Transcribe the full listing below exactly.

►

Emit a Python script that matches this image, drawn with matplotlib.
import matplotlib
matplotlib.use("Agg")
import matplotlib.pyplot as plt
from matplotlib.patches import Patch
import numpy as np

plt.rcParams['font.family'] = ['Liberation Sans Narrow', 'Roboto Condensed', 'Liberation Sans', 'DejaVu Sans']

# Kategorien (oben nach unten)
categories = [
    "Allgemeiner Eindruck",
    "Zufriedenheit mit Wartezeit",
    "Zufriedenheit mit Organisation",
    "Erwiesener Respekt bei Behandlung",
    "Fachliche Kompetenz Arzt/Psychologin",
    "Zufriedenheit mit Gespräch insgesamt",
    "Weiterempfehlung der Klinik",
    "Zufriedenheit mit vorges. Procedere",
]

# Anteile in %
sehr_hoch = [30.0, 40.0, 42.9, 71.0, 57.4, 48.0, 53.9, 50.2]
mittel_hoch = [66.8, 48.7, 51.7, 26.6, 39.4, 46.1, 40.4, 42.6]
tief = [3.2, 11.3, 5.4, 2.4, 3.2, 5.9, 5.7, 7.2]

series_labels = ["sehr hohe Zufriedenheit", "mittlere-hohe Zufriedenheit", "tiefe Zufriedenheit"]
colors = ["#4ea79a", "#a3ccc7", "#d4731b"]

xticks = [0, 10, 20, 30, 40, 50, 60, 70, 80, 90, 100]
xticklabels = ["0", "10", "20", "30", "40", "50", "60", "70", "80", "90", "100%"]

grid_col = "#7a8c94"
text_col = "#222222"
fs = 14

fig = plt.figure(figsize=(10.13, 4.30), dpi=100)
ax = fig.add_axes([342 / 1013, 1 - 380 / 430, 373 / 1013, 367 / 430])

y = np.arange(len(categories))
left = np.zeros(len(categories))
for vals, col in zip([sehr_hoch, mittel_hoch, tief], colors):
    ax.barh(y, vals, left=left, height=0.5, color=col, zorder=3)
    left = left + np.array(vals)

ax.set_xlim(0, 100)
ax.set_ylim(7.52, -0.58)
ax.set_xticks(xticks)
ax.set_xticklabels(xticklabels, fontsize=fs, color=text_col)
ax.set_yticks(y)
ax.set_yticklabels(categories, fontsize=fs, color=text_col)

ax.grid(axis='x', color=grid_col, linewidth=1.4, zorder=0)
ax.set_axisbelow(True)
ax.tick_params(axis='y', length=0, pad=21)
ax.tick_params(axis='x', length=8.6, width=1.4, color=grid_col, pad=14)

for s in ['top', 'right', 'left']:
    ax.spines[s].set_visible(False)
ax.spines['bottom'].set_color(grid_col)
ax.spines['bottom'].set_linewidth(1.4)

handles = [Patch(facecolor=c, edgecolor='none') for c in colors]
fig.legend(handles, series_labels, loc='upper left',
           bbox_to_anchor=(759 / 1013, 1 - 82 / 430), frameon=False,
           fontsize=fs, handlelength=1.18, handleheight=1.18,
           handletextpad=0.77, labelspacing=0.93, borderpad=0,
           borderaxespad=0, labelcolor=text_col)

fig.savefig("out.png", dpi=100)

◄

• [Task output]
Emit a Python script that matches this image, drawn with matplotlib.
import matplotlib
matplotlib.use("Agg")
import matplotlib.pyplot as plt
from matplotlib.patches import Patch
import numpy as np

plt.rcParams['font.family'] = ['Liberation Sans Narrow', 'Roboto Condensed', 'Liberation Sans', 'DejaVu Sans']

# Kategorien (oben nach unten)
categories = [
    "Allgemeiner Eindruck",
    "Zufriedenheit mit Wartezeit",
    "Zufriedenheit mit Organisation",
    "Erwiesener Respekt bei Behandlung",
    "Fachliche Kompetenz Arzt/Psychologin",
    "Zufriedenheit mit Gespräch insgesamt",
    "Weiterempfehlung der Klinik",
    "Zufriedenheit mit vorges. Procedere",
]

# Anteile in %
sehr_hoch = [30.0, 40.0, 42.9, 71.0, 57.4, 48.0, 53.9, 50.2]
mittel_hoch = [66.8, 48.7, 51.7, 26.6, 39.4, 46.1, 40.4, 42.6]
tief = [3.2, 11.3, 5.4, 2.4, 3.2, 5.9, 5.7, 7.2]

series_labels = ["sehr hohe Zufriedenheit", "mittlere-hohe Zufriedenheit", "tiefe Zufriedenheit"]
colors = ["#4ea79a", "#a3ccc7", "#d4731b"]

xticks = [0, 10, 20, 30, 40, 50, 60, 70, 80, 90, 100]
xticklabels = ["0", "10", "20", "30", "40", "50", "60", "70", "80", "90", "100%"]

grid_col = "#7a8c94"
text_col = "#222222"
fs = 14

fig = plt.figure(figsize=(10.13, 4.30), dpi=100)
ax = fig.add_axes([342 / 1013, 1 - 380 / 430, 373 / 1013, 367 / 430])

y = np.arange(len(categories))
left = np.zeros(len(categories))
for vals, col in zip([sehr_hoch, mittel_hoch, tief], colors):
    ax.barh(y, vals, left=left, height=0.5, color=col, zorder=3)
    left = left + np.array(vals)

ax.set_xlim(0, 100)
ax.set_ylim(7.52, -0.58)
ax.set_xticks(xticks)
ax.set_xticklabels(xticklabels, fontsize=fs, color=text_col)
ax.set_yticks(y)
ax.set_yticklabels(categories, fontsize=fs, color=text_col)

ax.grid(axis='x', color=grid_col, linewidth=1.4, zorder=0)
ax.set_axisbelow(True)
ax.tick_params(axis='y', length=0, pad=21)
ax.tick_params(axis='x', length=8.6, width=1.4, color=grid_col, pad=14)

for s in ['top', 'right', 'left']:
    ax.spines[s].set_visible(False)
ax.spines['bottom'].set_color(grid_col)
ax.spines['bottom'].set_linewidth(1.4)

handles = [Patch(facecolor=c, edgecolor='none') for c in colors]
fig.legend(handles, series_labels, loc='upper left',
           bbox_to_anchor=(759 / 1013, 1 - 82 / 430), frameon=False,
           fontsize=fs, handlelength=1.18, handleheight=1.18,
           handletextpad=0.77, labelspacing=0.93, borderpad=0,
           borderaxespad=0, labelcolor=text_col)

fig.savefig("out.png", dpi=100)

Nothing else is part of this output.